Spanish beauty group Puig released its first-quarter earnings report on Tuesday, revealing a significant slowdown in sales growth. While overall revenue remained stable, the deceleration was attributed to weakening demand in its core fragrance business, highlighting increasing pressures in the global premium beauty market.
According to the financial report, Puig's net revenue for the first quarter was €1.215 billion, representing a mere 0.8% year-on-year increase. This growth rate is substantially lower than the 7.8% growth recorded in the first quarter of 2025. However, on a comparable basis, which excludes the impact of currency fluctuations, the growth rate reached 4.7%. Puig's new Chief Executive Officer stated, "We have once again delivered a solid first-quarter performance, outperforming the premium beauty market."

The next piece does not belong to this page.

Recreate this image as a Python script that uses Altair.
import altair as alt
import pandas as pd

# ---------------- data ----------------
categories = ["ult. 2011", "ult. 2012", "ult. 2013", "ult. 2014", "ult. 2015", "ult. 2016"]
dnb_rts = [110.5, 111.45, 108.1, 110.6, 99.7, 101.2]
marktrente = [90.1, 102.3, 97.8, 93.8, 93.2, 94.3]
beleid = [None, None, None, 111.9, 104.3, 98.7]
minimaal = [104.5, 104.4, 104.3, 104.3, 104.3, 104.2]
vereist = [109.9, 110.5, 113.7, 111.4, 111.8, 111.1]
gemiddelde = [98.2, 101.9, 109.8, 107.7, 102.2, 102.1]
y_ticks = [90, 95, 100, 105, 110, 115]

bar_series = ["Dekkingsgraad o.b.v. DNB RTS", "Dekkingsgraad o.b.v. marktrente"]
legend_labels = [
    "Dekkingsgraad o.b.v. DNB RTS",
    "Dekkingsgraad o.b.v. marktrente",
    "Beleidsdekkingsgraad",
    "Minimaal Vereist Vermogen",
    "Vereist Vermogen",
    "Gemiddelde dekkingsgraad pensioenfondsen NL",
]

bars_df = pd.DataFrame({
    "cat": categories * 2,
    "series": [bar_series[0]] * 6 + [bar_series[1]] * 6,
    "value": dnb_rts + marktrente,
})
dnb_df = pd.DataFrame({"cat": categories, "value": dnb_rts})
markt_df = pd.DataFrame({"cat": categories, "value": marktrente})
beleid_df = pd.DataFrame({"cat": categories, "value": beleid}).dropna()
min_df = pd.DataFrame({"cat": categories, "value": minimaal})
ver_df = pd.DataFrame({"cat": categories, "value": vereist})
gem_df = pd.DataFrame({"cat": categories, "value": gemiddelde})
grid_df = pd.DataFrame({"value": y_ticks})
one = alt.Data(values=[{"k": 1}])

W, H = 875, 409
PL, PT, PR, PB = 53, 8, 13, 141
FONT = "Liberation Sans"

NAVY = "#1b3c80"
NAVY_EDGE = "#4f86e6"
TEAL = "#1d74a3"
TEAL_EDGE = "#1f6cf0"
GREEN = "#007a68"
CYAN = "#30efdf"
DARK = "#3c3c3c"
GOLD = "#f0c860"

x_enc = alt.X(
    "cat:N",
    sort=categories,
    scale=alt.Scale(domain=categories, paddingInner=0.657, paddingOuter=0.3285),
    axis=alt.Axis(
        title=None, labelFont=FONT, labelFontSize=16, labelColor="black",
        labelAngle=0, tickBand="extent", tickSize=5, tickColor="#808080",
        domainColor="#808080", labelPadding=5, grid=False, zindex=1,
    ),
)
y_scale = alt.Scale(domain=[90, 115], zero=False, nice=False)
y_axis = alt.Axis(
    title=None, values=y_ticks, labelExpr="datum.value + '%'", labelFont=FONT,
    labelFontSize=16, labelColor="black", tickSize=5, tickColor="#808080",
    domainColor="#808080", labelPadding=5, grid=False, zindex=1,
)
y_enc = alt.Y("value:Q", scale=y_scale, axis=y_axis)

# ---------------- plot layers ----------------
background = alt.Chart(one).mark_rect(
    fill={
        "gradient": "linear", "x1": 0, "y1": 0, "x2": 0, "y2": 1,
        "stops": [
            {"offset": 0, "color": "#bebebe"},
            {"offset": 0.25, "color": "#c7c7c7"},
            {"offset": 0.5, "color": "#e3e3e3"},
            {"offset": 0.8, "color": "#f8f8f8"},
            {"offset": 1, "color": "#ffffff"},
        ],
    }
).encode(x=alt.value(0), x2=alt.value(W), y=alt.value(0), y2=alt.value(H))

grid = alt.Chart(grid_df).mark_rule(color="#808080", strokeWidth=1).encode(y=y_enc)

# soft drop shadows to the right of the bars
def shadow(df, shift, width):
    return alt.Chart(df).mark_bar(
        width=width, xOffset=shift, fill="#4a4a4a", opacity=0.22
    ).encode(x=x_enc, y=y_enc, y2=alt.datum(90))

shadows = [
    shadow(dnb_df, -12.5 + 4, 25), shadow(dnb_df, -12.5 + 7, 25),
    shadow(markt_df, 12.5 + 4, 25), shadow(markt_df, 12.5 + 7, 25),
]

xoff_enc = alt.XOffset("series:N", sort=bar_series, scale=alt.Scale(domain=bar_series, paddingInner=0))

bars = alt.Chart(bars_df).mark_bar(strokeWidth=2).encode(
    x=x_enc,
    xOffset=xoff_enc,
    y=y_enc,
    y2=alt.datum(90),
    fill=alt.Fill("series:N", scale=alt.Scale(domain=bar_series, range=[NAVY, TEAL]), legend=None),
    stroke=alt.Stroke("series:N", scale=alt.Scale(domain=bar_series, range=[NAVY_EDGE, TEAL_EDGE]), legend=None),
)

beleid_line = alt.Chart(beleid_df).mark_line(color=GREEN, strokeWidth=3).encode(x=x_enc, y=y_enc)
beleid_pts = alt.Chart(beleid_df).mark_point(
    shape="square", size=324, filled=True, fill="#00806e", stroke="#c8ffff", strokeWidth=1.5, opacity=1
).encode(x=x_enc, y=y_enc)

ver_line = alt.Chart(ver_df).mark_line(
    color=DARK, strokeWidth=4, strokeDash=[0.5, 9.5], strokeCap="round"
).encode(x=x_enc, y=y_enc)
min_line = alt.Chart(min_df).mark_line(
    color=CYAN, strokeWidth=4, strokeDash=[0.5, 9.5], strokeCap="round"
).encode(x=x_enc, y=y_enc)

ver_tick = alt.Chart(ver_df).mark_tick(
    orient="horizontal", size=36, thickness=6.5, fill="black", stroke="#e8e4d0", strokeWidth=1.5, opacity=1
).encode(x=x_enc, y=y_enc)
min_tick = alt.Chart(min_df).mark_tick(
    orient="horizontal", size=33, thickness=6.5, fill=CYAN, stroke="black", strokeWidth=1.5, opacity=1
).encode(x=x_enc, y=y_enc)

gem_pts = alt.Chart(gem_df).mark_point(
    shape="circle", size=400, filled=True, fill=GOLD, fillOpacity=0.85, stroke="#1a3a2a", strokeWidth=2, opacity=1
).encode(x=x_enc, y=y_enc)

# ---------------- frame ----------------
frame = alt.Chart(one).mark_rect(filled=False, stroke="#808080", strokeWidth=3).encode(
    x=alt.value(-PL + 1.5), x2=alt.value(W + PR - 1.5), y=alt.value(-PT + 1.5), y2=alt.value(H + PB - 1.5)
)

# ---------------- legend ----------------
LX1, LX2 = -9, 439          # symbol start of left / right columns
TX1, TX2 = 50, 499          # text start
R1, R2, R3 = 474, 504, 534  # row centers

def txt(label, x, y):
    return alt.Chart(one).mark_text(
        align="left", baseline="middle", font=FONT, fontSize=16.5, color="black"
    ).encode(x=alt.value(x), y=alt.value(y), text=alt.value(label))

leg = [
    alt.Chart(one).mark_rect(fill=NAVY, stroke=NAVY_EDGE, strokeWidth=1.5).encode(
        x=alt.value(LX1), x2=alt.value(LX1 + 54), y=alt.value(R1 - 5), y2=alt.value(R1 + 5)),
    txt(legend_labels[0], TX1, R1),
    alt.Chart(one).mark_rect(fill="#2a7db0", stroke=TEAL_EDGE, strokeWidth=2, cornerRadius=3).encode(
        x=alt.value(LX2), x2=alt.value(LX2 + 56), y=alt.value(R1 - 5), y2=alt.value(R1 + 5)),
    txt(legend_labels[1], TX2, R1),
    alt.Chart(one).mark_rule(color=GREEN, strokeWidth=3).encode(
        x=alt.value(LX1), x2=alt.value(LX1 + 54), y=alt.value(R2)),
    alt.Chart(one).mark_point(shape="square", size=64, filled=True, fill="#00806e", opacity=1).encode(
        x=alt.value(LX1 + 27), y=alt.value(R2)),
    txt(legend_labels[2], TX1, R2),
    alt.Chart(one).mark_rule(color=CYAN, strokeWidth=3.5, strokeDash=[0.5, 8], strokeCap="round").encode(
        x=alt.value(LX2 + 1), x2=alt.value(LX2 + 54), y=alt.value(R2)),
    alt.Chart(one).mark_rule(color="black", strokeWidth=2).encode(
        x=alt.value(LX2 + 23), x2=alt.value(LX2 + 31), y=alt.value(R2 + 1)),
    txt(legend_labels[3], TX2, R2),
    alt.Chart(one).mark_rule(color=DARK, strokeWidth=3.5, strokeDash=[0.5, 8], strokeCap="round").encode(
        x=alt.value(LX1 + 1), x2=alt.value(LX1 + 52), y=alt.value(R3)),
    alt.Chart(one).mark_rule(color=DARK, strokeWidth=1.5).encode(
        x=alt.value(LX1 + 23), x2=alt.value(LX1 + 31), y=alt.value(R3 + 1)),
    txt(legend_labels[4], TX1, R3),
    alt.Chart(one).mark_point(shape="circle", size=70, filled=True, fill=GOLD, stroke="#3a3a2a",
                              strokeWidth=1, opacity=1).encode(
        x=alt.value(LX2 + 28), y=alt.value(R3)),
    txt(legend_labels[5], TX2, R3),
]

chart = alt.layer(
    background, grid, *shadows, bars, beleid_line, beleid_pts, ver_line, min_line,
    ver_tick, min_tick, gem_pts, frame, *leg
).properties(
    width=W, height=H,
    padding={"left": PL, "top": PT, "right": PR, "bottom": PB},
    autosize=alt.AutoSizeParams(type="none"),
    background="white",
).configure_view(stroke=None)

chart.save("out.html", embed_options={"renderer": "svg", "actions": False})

Breaking down the performance by business segment, the Fragrance and Fashion division, which accounts for approximately 74% of total revenue, saw comparable growth of 3.9%, reaching €897 million. The Makeup division was the strongest performer, with comparable growth of 9.2% to €171 million, while the Skincare division grew 4.7% on a comparable basis to €147 million. The robust performance of the Charlotte Tilbury brand in the Asia-Pacific and EMEA markets was cited as the primary driver for the growth in the makeup segment.
Geographically, the Asia-Pacific region achieved comparable growth of 26.1%, reaching €131 million. The EMEA region grew by 3% to €656 million. The Americas region, impacted by unfavorable currency exchange rates, managed only 2% comparable growth, with revenue reaching €428 million.

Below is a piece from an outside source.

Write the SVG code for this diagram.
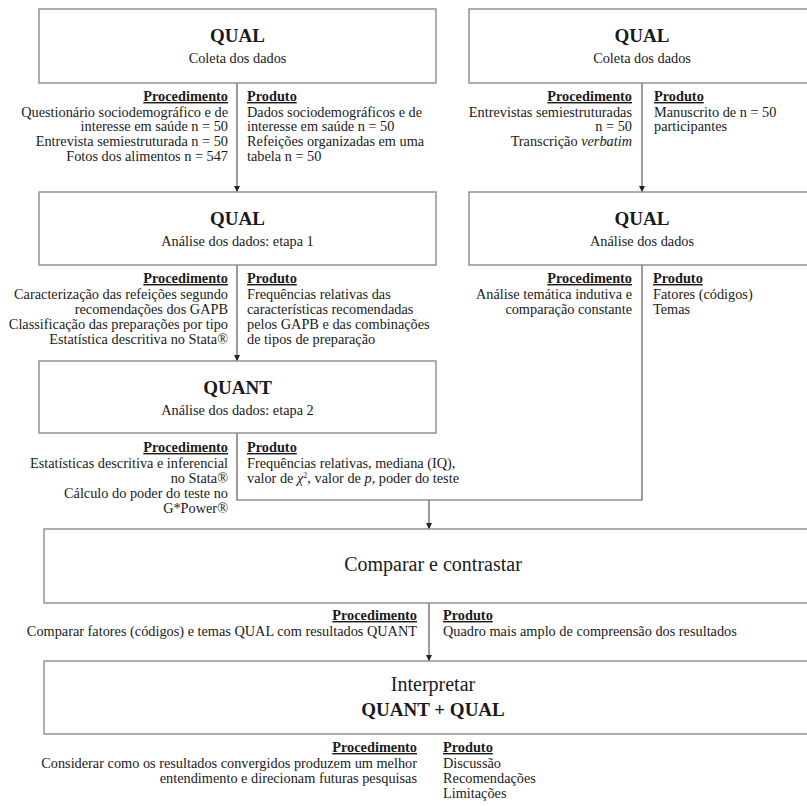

Puig estimated that the conflict in the Middle East had a negative impact of approximately 1.2% on first-quarter sales, concentrated mainly in March, with the travel retail channel being the most severely affected. The company warned that if the conflict persists, the negative impact in the first half of the year could approach 1%.

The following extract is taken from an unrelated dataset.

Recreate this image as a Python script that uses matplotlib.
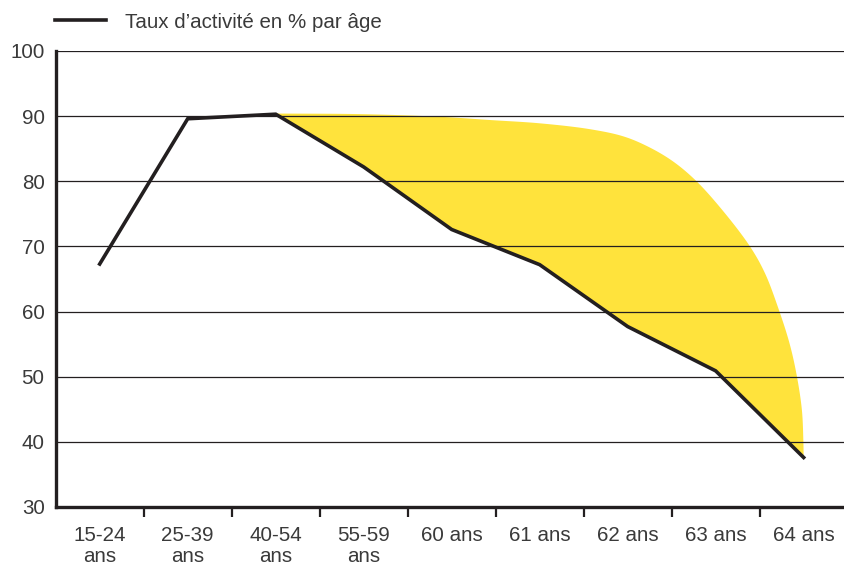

Despite facing macroeconomic uncertainties, Puig confirmed its full-year performance guidance. The company expects its comparable sales to outperform the premium beauty market and projects that its adjusted EBITDA margin will remain at a level similar to that of 2025.
It is noteworthy that the earnings release coincides with reports of Puig being in negotiations with Estée Lauder regarding a potential merger. However, the company reiterated that as of April 28th, no final decision had been made.